OpenAI's ChatGPT has become one of the most popular chatbots in recent months, and one of the world's fastest-growing applications. It quickly gained worldwide attention after its release in November last year for its ability to mimic human-like interactions and hold engaging conversations.

One of the main reasons behind that popularity is the fact that OpenAI trained ChatGPT on trillions of words from the internet, making it a highly sophisticated language model.

ChatGPT's popularity has forced other other tech firms to develop their own proprietary instruction-following models.

Last month, Google announced its AI chatbot technology, "Bard", which it says will provide "fresh, high-quality responses" to users' queries by drawing on information from the web.

Facebook parent Meta joined the race by launching its partially open-source model named LLaMA, which is also believed to have been trained on trillions of words.

Despite the trend of training models on vast amounts of data, a group of researchers managed to create Alpaca, an AI model based on Facebook's LLaMA, using a relatively small dataset of around 50,000 questions and answers. The researchers have since taken it offline due to cost and safety concerns.

Databricks adopted a more targeted approach with Dolly. Rather than building a new massive model from scratch and spending months training it, the firm used an older open-source LLM called GPT-J, which was originally developed by EleutherAI a few years earlier.

Databricks made slight modifications to the EleutherAI LLM to enhance its instruction-following capabilities, including brainstorming and text generation, which were not present in the original model. The team leveraged data from Alpaca to achieve this.

"We're calling the model Dolly — after Dolly the sheep, the first cloned mammal — because it's an open source clone of an Alpaca, inspired by a LLaMA," the company says.

Databricks says Dolly's ability to mimic human interaction was accomplished using "only" 6 billion parameters, a single machine, and a dataset of just 50,000 words - in contrast to ChatGPT's 175 billion parameters and extensive training with thousands of GPUs.

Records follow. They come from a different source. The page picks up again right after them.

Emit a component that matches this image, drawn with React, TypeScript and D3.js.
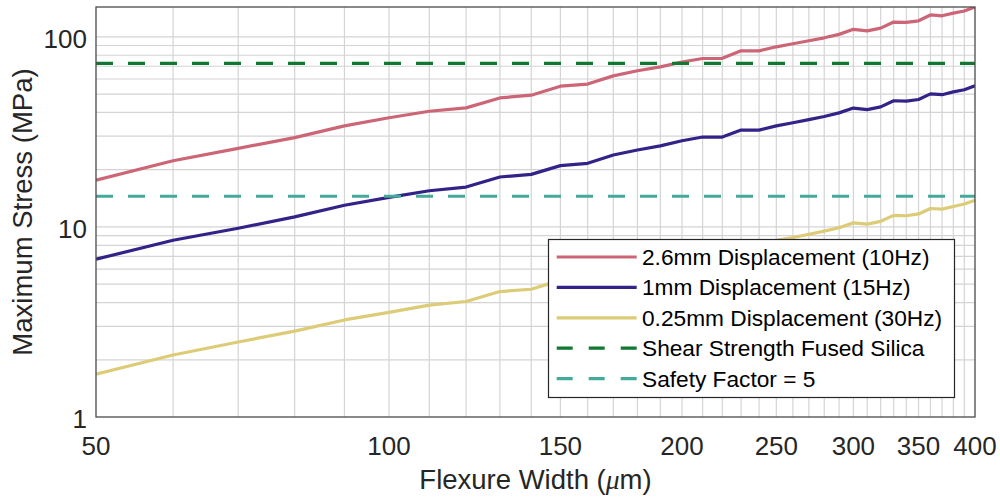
import React from "react";
import * as d3 from "d3";

// Flexure width (µm)
const widths = [
  50, 60, 70, 80, 90, 100, 110, 120, 130, 140, 150, 160, 170, 180, 190, 200, 210, 220,
  230, 240, 250, 260, 270, 280, 290, 300, 310, 320, 330, 340, 350, 360, 370, 380, 390, 400,
];

// Maximum stress (MPa) for each displacement case
const stress26mm = [
  17.6, 22.3, 25.9, 29.5, 34.0, 37.5, 40.6, 42.3, 47.7, 49.3, 55.0, 56.4, 62.3, 66.3, 69.5, 73.7,
  76.9, 77.1, 84.4, 84.4, 88.6, 91.9, 95.3, 98.8, 103.0, 109.5, 107.5, 111.1, 119.6, 119.0, 121.4,
  130.3, 129.0, 133.3, 136.7, 143.5,
];
const stress1mm = [
  6.76, 8.51, 9.84, 11.3, 13.0, 14.3, 15.5, 16.2, 18.3, 18.9, 21.0, 21.6, 23.9, 25.4, 26.7, 28.4,
  29.7, 29.7, 32.3, 32.3, 34.0, 35.3, 36.7, 38.1, 39.8, 42.2, 41.4, 42.8, 46.1, 45.9, 46.8, 50.1,
  49.6, 51.3, 52.7, 55.2,
];
const stress025mm = [
  1.68, 2.12, 2.48, 2.83, 3.24, 3.55, 3.88, 4.05, 4.57, 4.7, 5.25, 5.4, 5.97, 6.35, 6.67, 7.1,
  7.43, 7.43, 8.08, 8.08, 8.5, 8.8, 9.15, 9.5, 9.9, 10.5, 10.35, 10.7, 11.5, 11.45, 11.7, 12.5,
  12.4, 12.8, 13.2, 13.8,
];

// Horizontal reference levels (MPa)
const shearStrength = 72.5;
const safetyLimit = 14.5;

const xTicks = [50, 100, 150, 200, 250, 300, 350, 400];
const yTicks = [1, 10, 100];

const curveLabels = [
  "2.6mm Displacement (10Hz)",
  "1mm Displacement (15Hz)",
  "0.25mm Displacement (30Hz)",
];
const refLabels = ["Shear Strength Fused Silica", "Safety Factor = 5"];

const curveColors = ["#CC6677", "#332288", "#DDCC77"];
const refColors = ["#117733", "#44AA99"];

const W = 1000;
const H = 497;
const M = { left: 96, right: 975, top: 7, bottom: 417 };
const FONT = "'Liberation Sans', Arial, Helvetica, sans-serif";
const TEXT = "#262626";

export default function App() {
  const series = [stress26mm, stress1mm, stress025mm];
  const x = d3.scaleLog().domain([50, 400]).range([M.left, M.right]);
  const yMax = d3.max(stress26mm) as number;
  const y = d3.scaleLog().domain([1, yMax]).range([M.bottom, M.top]);

  // Minor grid: every 10 µm across the width axis
  const xGrid = d3.range(60, 400, 10);
  // Log-decade grid on the stress axis
  const yGrid: number[] = [];
  for (const dec of [1, 10, 100]) {
    for (let k = 1; k <= 9; k++) {
      const v = dec * k;
      if (v > 1 && v < yMax) yGrid.push(v);
    }
  }

  const line = d3
    .line<number>()
    .x((_, i) => x(widths[i]))
    .y((d) => y(d));

  const legend = { x: 548.5, y: 239.5, w: 406, h: 158, row0: 257, step: 30.4 };
  const legendItems = [
    ...curveLabels.map((t, i) => ({ label: t, color: curveColors[i], dashed: false })),
    ...refLabels.map((t, i) => ({ label: t, color: refColors[i], dashed: true })),
  ];

  return (
    <svg
      width={W}
      height={H}
      style={{ position: "absolute", left: 0, top: 0, background: "#fff" }}
      fontFamily={FONT}
    >
      <defs>
        <clipPath id="plot-clip">
          <rect x={M.left} y={M.top} width={M.right - M.left} height={M.bottom - M.top} />
        </clipPath>
      </defs>

      {/* grid */}
      <g stroke="#d4d4d4" strokeWidth={1.2}>
        {xGrid.map((v) => (
          <line key={"gx" + v} x1={x(v)} x2={x(v)} y1={M.top} y2={M.bottom} />
        ))}
        {yGrid.map((v) => (
          <line key={"gy" + v} x1={M.left} x2={M.right} y1={y(v)} y2={y(v)} />
        ))}
      </g>

      {/* stress curves */}
      <g clipPath="url(#plot-clip)" fill="none" strokeWidth={3.2} strokeLinejoin="round">
        {series.map((s, i) => (
          <path key={"s" + i} d={line(s) ?? ""} stroke={curveColors[i]} />
        ))}
        {[shearStrength, safetyLimit].map((v, i) => (
          <line
            key={"r" + i}
            x1={M.left}
            x2={M.right}
            y1={y(v)}
            y2={y(v)}
            stroke={refColors[i]}
            strokeDasharray="17,15"
          />
        ))}
      </g>

      {/* axes box */}
      <rect
        x={M.left}
        y={M.top}
        width={M.right - M.left}
        height={M.bottom - M.top}
        fill="none"
        stroke="#4a4a4a"
        strokeWidth={1.3}
      />

      {/* tick labels */}
      <g fill={TEXT} fontSize={26}>
        {xTicks.map((t) => (
          <text key={"xt" + t} x={x(t)} y={455} textAnchor="middle">
            {t}
          </text>
        ))}
        {yTicks.map((t) => (
          <text key={"yt" + t} x={87} y={y(t) + 11} textAnchor="end">
            {t}
          </text>
        ))}
      </g>

      {/* axis titles */}
      <text
        x={(M.left + M.right) / 2}
        y={489}
        textAnchor="middle"
        fontSize={27.5}
        fill={TEXT}
      >
        Flexure Width (
        <tspan fontStyle="italic" fontFamily="'Liberation Serif', 'DejaVu Serif', serif">
          μ
        </tspan>
        m)
      </text>
      <text
        transform={`translate(32,${(M.top + M.bottom) / 2}) rotate(-90)`}
        textAnchor="middle"
        fontSize={27.5}
        fill={TEXT}
      >
        Maximum Stress (MPa)
      </text>

      {/* legend */}
      <g>
        <rect
          x={legend.x}
          y={legend.y}
          width={legend.w}
          height={legend.h}
          fill="#fff"
          stroke="#262626"
          strokeWidth={1.2}
        />
        {legendItems.map((it, i) => {
          const cy = legend.row0 + i * legend.step;
          return (
            <g key={"lg" + i}>
              <line
                x1={556.7}
                x2={636.7}
                y1={cy}
                y2={cy}
                stroke={it.color}
                strokeWidth={3.2}
                strokeDasharray={it.dashed ? "16,16" : undefined}
              />
              <text x={642} y={cy + 8} fontSize={22.7} fill="#000">
                {it.label}
              </text>
            </g>
          );
        })}
      </g>
    </svg>
  );
}
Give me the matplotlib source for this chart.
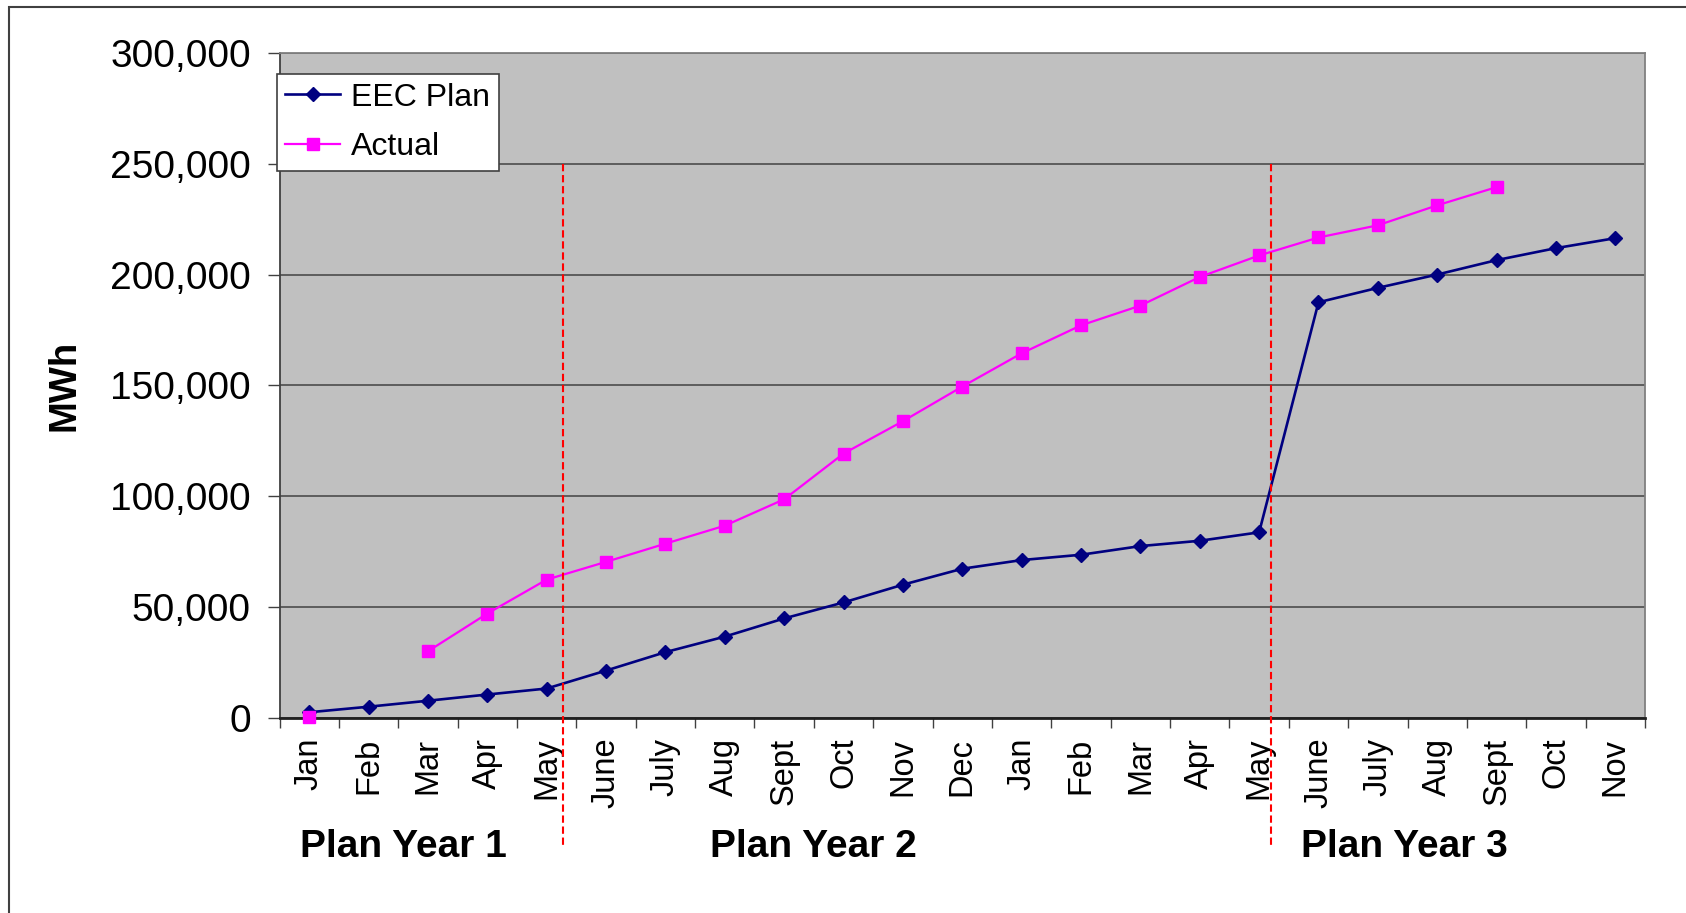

The company believes the key to developing AI that can follow instructions lies in providing specific examples of how to communicate effectively with humans, rather than training on massive datasets.

"We're in the earliest days of the democratisation of AI for the enterprise, and much work remains to be done," wrote Databricks. They added that they believe the technology behind Dolly presents a new opportunity for companies that aim to build their own instruction-following models inexpensively.

Databricks has open-sourced Dolly and has also provided a Databricks notebook, which customers can use to build their own Dolly models on the Databricks platform.